Bermuda’s national dialogue is increasingly dominated by contrived and stage-managed events, with our political figures becoming performance artists in ongoing shows of their own devising. And we are their captive audience, routinely distracted by even their silliest antics because we suffer from a collective and increasingly pronounced case of short-term cultural amnesia. Substance, nuance, detail and context are all becoming less and less relevant in a society increasingly in thrall to the appeal of the immediate.
You can’t altogether blame politicians for exploiting this trend as they go about selling their personal political brands and, in some instances, their personal agendas, on the internet.

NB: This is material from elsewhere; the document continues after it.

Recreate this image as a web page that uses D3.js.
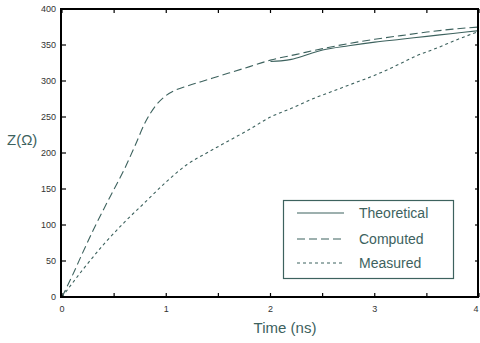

After all, social media’s spontaneity and faux sense of intimacy can provide media and tech-savvy politicians with decided stylistic advantages. Given the substantively interchangeable nature of the ideas, ideologies and personalities on offer in Bermuda’s political culture, the flash and filigree of style can, and often does, provide the winning edge over the almost identical content of an opponent’s position.
There was a case in point just this weekend. In the latest act in the continuing, slow-motion palace coup that has been under way against Opposition leader Marc Bean throughout most of this year, David Burt very publicly announced his resignation as shadow finance spokesman on Facebook.
Burt flouted the rules of political etiquette and abandoned protocol with an almost flamboyant glee. The normal procedure would have been for him to submit a written letter of resignation to the man who appointed him and at whose pleasure he served as shadow minister — and then to wait. Only after his resignation had been accepted and Bean had issued his own “through gritted teeth” statement regretting Burt’s departure and reinforcing the need for party unity and discipline with a General Election a little more than a year off would an outgoing shadow spokesman usually feel free to issue a public statement of his own.
Burt’s break with decorum was, of course, designed not to satisfy traditionalists but to achieve the maximum visceral impact on various social-media platforms. And this is precisely what occurred.
Although certainly not unexpected — he now joins a bloc of at least seven other Progressive Labour Party MPs intent on ousting Bean — the dramatic manner in which Burt announced he had left the shadow cabinet did succeed in catching both the Opposition leader and most of the island’s political observers unawares.
It was also one of the most flamboyant ways imaginable for Burt to position himself in the public mind as a possible successor to Bean, given the Opposition leader now has a mandate that rests on a bare majority of his parliamentary colleagues’ votes. Just one more defection from his shadow cabinet could technically precipitate a leadership crisis in the PLP. For now the online noise and the momentum are with Burt and the anti-Bean camp. But lost amid all of the weekend’s giddy theatrics, the calculated one-upmanship and the public denigration of Bean’s leadership are the underlying reasons for the factional fighting now raging within the PLP.
Nor has Burt been at all forthcoming about how, if afforded the opportunity to lead the PLP, he actually proposes to heal the rifts exposed by MPs’ growing misgivings over the direction Bean is taking the party. The rebel faction’s showmanship has been attention-grabbing and eyebrow-raising, but in and of itself it is not a substitute for gravitas, sincerity of purpose and a clear alternative direction for the Opposition.
It’s probably fair to conclude that after almost a full year of watching this internal leadership conflict play out in increasingly dramatic ways in the public arena, most Bermudians — no matter how short their attention spans or how blunt their critical faculties — have had their fill of the showmanship.
At this stage, some evidence of the rebel group’s commitment to the public interest rather than just to the “Gotcha!” politics of taking down Marc Bean would be extremely welcome. For many Bermudians are beginning to view the widening schism less as an attempt to reform and retool the PLP but more as a hostile takeover attempt of the party machine to cater to some MPs’ self-serving interests rather than those of the wider community.